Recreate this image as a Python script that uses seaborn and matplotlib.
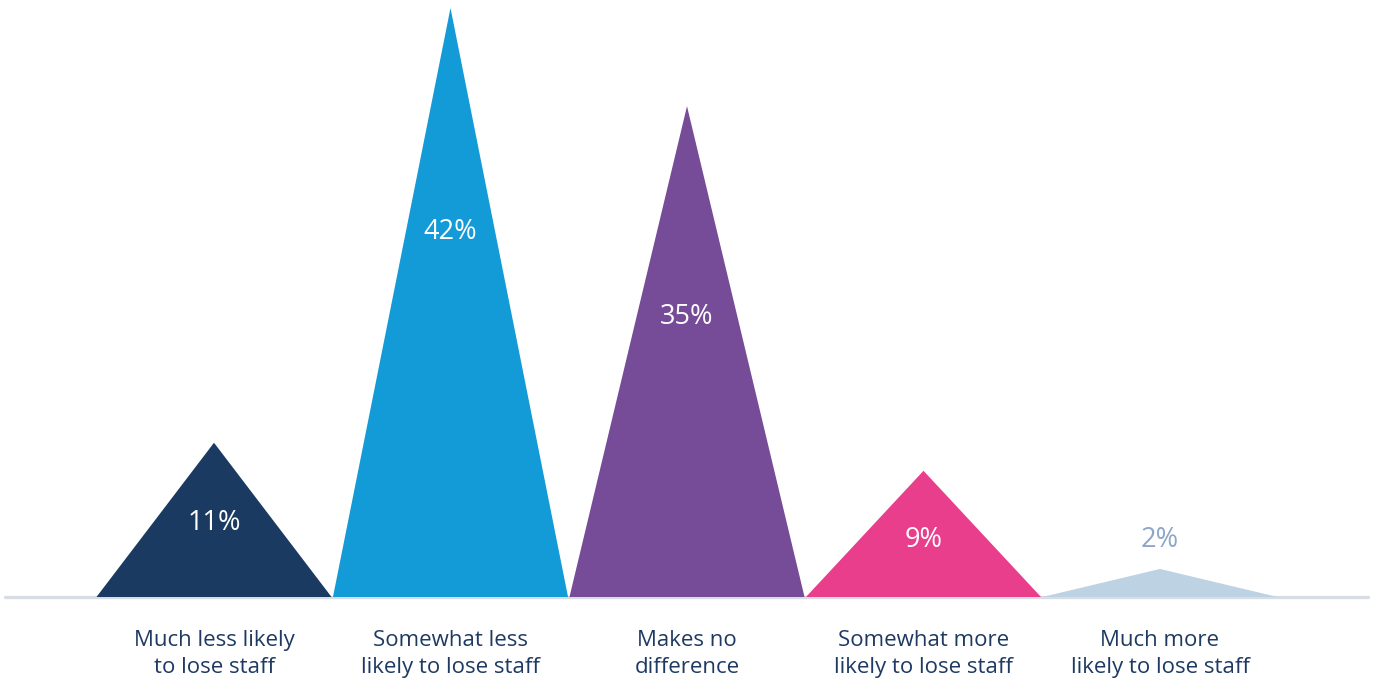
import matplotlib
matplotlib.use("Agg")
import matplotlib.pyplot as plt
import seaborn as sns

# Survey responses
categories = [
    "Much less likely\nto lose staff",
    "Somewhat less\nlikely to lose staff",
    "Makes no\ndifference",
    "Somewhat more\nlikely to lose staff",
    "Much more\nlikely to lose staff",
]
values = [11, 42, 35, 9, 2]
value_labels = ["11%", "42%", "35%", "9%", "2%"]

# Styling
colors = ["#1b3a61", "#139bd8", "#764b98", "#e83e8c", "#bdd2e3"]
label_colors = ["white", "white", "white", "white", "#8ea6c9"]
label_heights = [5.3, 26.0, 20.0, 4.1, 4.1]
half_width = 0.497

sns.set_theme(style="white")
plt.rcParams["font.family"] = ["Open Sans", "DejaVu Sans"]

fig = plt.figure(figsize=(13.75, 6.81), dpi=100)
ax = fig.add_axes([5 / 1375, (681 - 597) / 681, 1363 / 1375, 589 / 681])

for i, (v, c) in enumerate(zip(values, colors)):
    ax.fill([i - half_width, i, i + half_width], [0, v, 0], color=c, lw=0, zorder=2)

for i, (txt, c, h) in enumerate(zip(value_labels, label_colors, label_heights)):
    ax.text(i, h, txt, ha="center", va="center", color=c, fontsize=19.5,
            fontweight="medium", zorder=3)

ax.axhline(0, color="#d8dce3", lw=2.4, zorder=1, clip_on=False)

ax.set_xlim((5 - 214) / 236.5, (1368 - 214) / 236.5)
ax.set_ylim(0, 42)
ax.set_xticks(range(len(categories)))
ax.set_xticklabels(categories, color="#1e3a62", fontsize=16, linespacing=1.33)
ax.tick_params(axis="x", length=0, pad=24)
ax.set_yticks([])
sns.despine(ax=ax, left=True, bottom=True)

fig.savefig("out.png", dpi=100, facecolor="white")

* _Instructions to follow_
Skip the images and write out the rest of the listing exactly.

* _Written solution_
Recreate this image as a Python script that uses seaborn and matplotlib.
import matplotlib
matplotlib.use("Agg")
import matplotlib.pyplot as plt
import seaborn as sns

# Survey responses
categories = [
    "Much less likely\nto lose staff",
    "Somewhat less\nlikely to lose staff",
    "Makes no\ndifference",
    "Somewhat more\nlikely to lose staff",
    "Much more\nlikely to lose staff",
]
values = [11, 42, 35, 9, 2]
value_labels = ["11%", "42%", "35%", "9%", "2%"]

# Styling
colors = ["#1b3a61", "#139bd8", "#764b98", "#e83e8c", "#bdd2e3"]
label_colors = ["white", "white", "white", "white", "#8ea6c9"]
label_heights = [5.3, 26.0, 20.0, 4.1, 4.1]
half_width = 0.497

sns.set_theme(style="white")
plt.rcParams["font.family"] = ["Open Sans", "DejaVu Sans"]

fig = plt.figure(figsize=(13.75, 6.81), dpi=100)
ax = fig.add_axes([5 / 1375, (681 - 597) / 681, 1363 / 1375, 589 / 681])

for i, (v, c) in enumerate(zip(values, colors)):
    ax.fill([i - half_width, i, i + half_width], [0, v, 0], color=c, lw=0, zorder=2)

for i, (txt, c, h) in enumerate(zip(value_labels, label_colors, label_heights)):
    ax.text(i, h, txt, ha="center", va="center", color=c, fontsize=19.5,
            fontweight="medium", zorder=3)

ax.axhline(0, color="#d8dce3", lw=2.4, zorder=1, clip_on=False)

ax.set_xlim((5 - 214) / 236.5, (1368 - 214) / 236.5)
ax.set_ylim(0, 42)
ax.set_xticks(range(len(categories)))
ax.set_xticklabels(categories, color="#1e3a62", fontsize=16, linespacing=1.33)
ax.tick_params(axis="x", length=0, pad=24)
ax.set_yticks([])
sns.despine(ax=ax, left=True, bottom=True)

fig.savefig("out.png", dpi=100, facecolor="white")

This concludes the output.